YouTube’s Director of Engineering Explains How 60% Of Videos Are Processed In Under A Minute

You’d be hard pressed to find someone who doesn’t think of YouTube as an Internet giant. After all, each viral hit is emblazoned with a big, bold counter racking up the millions — or tens of millions — of hits it’s received, and you could waste lifetimes clicking on an endless stream of cat videos if you wanted to.

But even then, it’s hard not to be taken aback by some of the statistics the site drops from time to time. Like the fact that it’s technically the Internet’s second biggest search engine, after Google proper. Or a new figure that it’s announcing for the first time: YouTube users are now uploading two hours of video every minute from mobile devices alone. And it gets over 200 million views a day from mobile devices.

A reasonable response to stats like these would be, “How?”

I had a chance to speak with YouTube Director of Engineering Christian Kaiser, who recently left his job as VP of Engineering at Netflix to take the helm at Google’s video giant. Kaiser, who joined YouTube in April, couldn’t get into too many specifics about what goes on behind the scenes. But he did have some broader things to share about YouTube’s approach to dealing with the huge volume of incoming data, and the challenges that lie ahead.

Given YouTube’s massive scale it isn’t a surprise that the company has plenty of custom tools running in the backend to transcode video as quickly as possible (this transcoding system is called Viper). Kaiser says that one key speed improvement that was recently introduced has to do with the order in which videos are processed — the steps used to happen in sequence and are now being run in parallel, which has led to a “huge improvement’ in the time in takes to get a video live.

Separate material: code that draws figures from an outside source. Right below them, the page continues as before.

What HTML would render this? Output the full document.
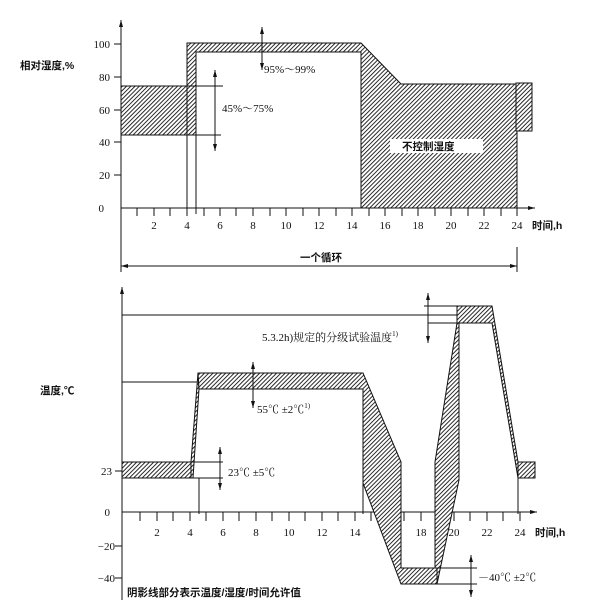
<!DOCTYPE html>
<html><head><meta charset="utf-8"><style>
html,body{margin:0;padding:0;background:#fff;}
svg{display:block;}
text{font-family:"Liberation Serif","Noto Serif CJK SC",serif;font-size:11px;fill:#111;}
.c{font-family:"Liberation Sans","Noto Sans CJK SC",sans-serif;font-weight:bold;font-size:10.5px;}
</style></head><body>
<svg width="600" height="616" viewBox="0 0 600 616" xmlns="http://www.w3.org/2000/svg">
<defs>
<pattern id="h" patternUnits="userSpaceOnUse" width="3" height="3" patternTransform="rotate(45)">
<rect width="3" height="3" fill="#fff"/><line x1="0" y1="0" x2="0" y2="3" stroke="#111" stroke-width="1.8"/>
</pattern>
<marker id="a" markerWidth="8" markerHeight="8" refX="7" refY="4" orient="auto"><path d="M0,2 L7,4 L0,6 z" fill="#111"/></marker>
</defs>
<g stroke="#111" stroke-width="1" fill="none">
<line x1="121" y1="272" x2="121" y2="20" marker-end="url(#a)"/>
<line x1="121" y1="208" x2="535" y2="208" marker-end="url(#a)"/>
<path d="M114 44H121M114 77H121M114 110H121M114 142H121M114 175H121"/>
<path d="M137 208v8M154 208v8M170 208v8M187 208v8M204 208v8M220 208v8M236 208v8M253 208v8M270 208v8M286 208v8M303 208v8M319 208v8M336 208v8M352 208v8M369 208v8M385 208v8M402 208v8M418 208v8M435 208v8M451 208v8M468 208v8M484 208v8M501 208v8M517 208v8"/>
</g>
<g stroke="#111" stroke-width="1" fill="url(#h)">
<rect x="121" y="86" width="75" height="49"/>
<path d="M187 86V43H361L401 84H517V208H361V52H196V86H187Z"/>
<rect x="516" y="83" width="16" height="48"/>
</g>
<g stroke="#111" stroke-width="1" fill="none">
<line x1="187" y1="86" x2="187" y2="214"/><line x1="196" y1="135" x2="196" y2="214"/>
<line x1="196" y1="86" x2="223" y2="86"/><line x1="196" y1="135" x2="221" y2="135"/>
<line x1="215" y1="110" x2="215" y2="70" marker-end="url(#a)"/><line x1="215" y1="110" x2="215" y2="151" marker-end="url(#a)"/>
<line x1="262" y1="52" x2="262" y2="27" marker-end="url(#a)"/><line x1="262" y1="52" x2="262" y2="70" marker-end="url(#a)"/>
<line x1="517" y1="247" x2="517" y2="272"/>
<line x1="300" y1="266" x2="121" y2="266" marker-end="url(#a)"/><line x1="300" y1="266" x2="517" y2="266" marker-end="url(#a)"/>
</g>
<rect x="390" y="139" width="93" height="14" fill="#fff"/>
<text class="c" x="402" y="150">不控制湿度</text>
<text x="264" y="73">95%～99%</text>
<text x="222" y="112">45%～75%</text>
<text class="c" x="20" y="69">相对湿度,%</text>
<g text-anchor="end"><text x="110" y="48">100</text><text x="110" y="81">80</text><text x="110" y="114">60</text><text x="110" y="146">40</text><text x="110" y="179">20</text><text x="104" y="212">0</text></g>
<g text-anchor="middle"><text x="154" y="229">2</text><text x="187" y="229">4</text><text x="220" y="229">6</text><text x="253" y="229">8</text><text x="286" y="229">10</text><text x="319" y="229">12</text><text x="352" y="229">14</text><text x="385" y="229">16</text><text x="418" y="229">18</text><text x="451" y="229">20</text><text x="484" y="229">22</text><text x="517" y="229">24</text></g>
<text class="c" x="532" y="229">时间,h</text>
<text class="c" x="300" y="261">一个循环</text>

<g stroke="#111" stroke-width="1" fill="none">
<line x1="122" y1="600" x2="122" y2="287" marker-end="url(#a)"/>
<line x1="122" y1="512" x2="537" y2="512" marker-end="url(#a)"/>
<path d="M115 471H122M115 546H122M115 578H122"/>
<path d="M140 512v9M157 512v9M173 512v9M190 512v9M206 512v9M223 512v9M239 512v9M256 512v9M272 512v9M289 512v9M305 512v9M322 512v9M338 512v9M355 512v9M371 512v9M388 512v9M404 512v9M421 512v9M437 512v9M454 512v9M470 512v9M487 512v9M503 512v9M520 512v9"/>
<line x1="122" y1="315" x2="457" y2="315"/>
<line x1="122" y1="382" x2="198" y2="382"/>
</g>
<g stroke="#111" stroke-width="1" fill="url(#h)">
<rect x="122" y="462" width="69" height="16"/>
<path d="M191 462L198 373L199 389L193 478H191Z"/>
<path d="M198 373H363L401 462V568H437V584H401L363 483V389H199Z"/>
<path d="M437 584V568H435V462L457 323V306H492L518 462V478L492 323H459V480Z"/>
<rect x="518" y="462" width="17" height="16"/>
</g>
<g stroke="#111" stroke-width="1" fill="none">
<line x1="199" y1="478" x2="199" y2="514"/><line x1="363" y1="480" x2="363" y2="514"/><line x1="518" y1="478" x2="518" y2="514"/>
<line x1="424" y1="306" x2="457" y2="306"/><line x1="428" y1="323" x2="459" y2="323"/>
<line x1="428" y1="314" x2="428" y2="293" marker-end="url(#a)"/><line x1="428" y1="314" x2="428" y2="343" marker-end="url(#a)"/>
<line x1="253" y1="381" x2="253" y2="362" marker-end="url(#a)"/><line x1="253" y1="381" x2="253" y2="408" marker-end="url(#a)"/>
<line x1="191" y1="462" x2="223" y2="462"/><line x1="191" y1="478" x2="223" y2="478"/>
<line x1="220" y1="470" x2="220" y2="447" marker-end="url(#a)"/><line x1="220" y1="470" x2="220" y2="490" marker-end="url(#a)"/>
<line x1="437" y1="568" x2="477" y2="568"/><line x1="437" y1="584" x2="477" y2="584"/>
<line x1="471" y1="576" x2="471" y2="555" marker-end="url(#a)"/><line x1="471" y1="576" x2="471" y2="597" marker-end="url(#a)"/>
</g>
<text x="262" y="341" font-size="10.5">5.3.2h)规定的分级试验温度<tspan font-size="7" dy="-5">1)</tspan></text>
<text x="257" y="413">55℃ ±2℃<tspan font-size="7" dy="-5">1)</tspan></text>
<text x="228" y="476">23℃ ±5℃</text>
<text x="478" y="581">－40℃ ±2℃</text>
<text class="c" x="40" y="394">温度,℃</text>
<g text-anchor="end"><text x="112" y="475">23</text><text x="110" y="516">0</text><text x="115" y="550">−20</text><text x="115" y="582">−40</text></g>
<g text-anchor="middle"><text x="157" y="536">2</text><text x="190" y="536">4</text><text x="223" y="536">6</text><text x="256" y="536">8</text><text x="289" y="536">10</text><text x="322" y="536">12</text><text x="355" y="536">14</text><text x="421" y="536">18</text><text x="454" y="536">20</text><text x="487" y="536">22</text><text x="520" y="536">24</text></g>
<text class="c" x="535" y="536">时间,h</text>
<text class="c" x="127" y="596">阴影线部分表示温度/湿度/时间允许值</text>
</svg>
</body></html>
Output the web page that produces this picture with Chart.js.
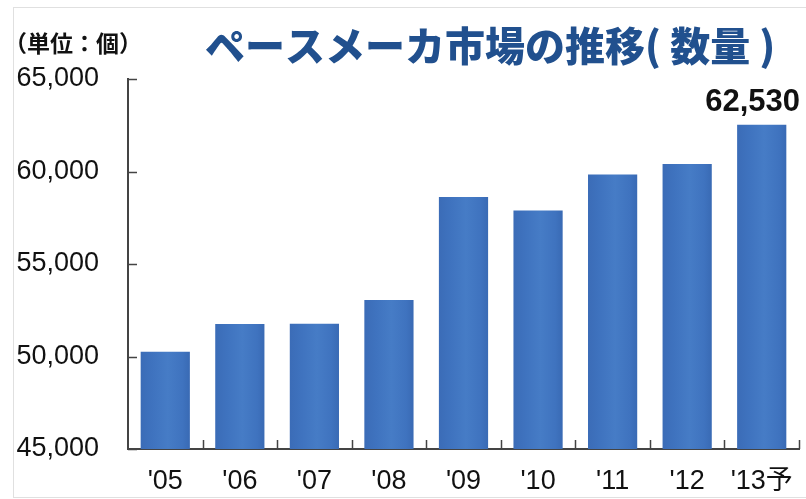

How big? Today, 60% of all videos go live in under one minute — a year ago, no videos were being processed that quickly.

As for the challenges the team is currently focused on, Kaiser says that the need for quick and seamless playback — which is obviously always a key issue — is greater than ever, especially when it comes to delivering content to televisions. The team is currently implementing adaptive streaming, which changes the bitrate of a video on the fly depending on your connection speed (videos on Hulu, Ooyala, and some other sites already do this). When I asked if this would be coming to HTML5 any time soon (which is the direction YouTube is slowly heading toward), Kaiser said that it’s not implemented anywhere right now, but that it’s working to make it a reality.

Kaiser also discussed one ‘trick’ YouTube uses to quickly serve all those videos around the world. The company has built and deployed hundreds hardware devices worldwide that cache and serve up the most popular YouTube videos, in much the same way that a CDN does.

To close out our brief interview, I asked Kaiser if he thought we still had yet to reach the ‘turning point’, when people are going to start using online services rather than cable as their primary way to consume video content. Kaiser says that we’re already seeing a little bit of this — especially with services like Hulu and Netflix taking off. But he’s not sure there’s going to be a steep inflection point in the switch from cable to IP. Instead, he thinks it may be more gradual (and is already happening).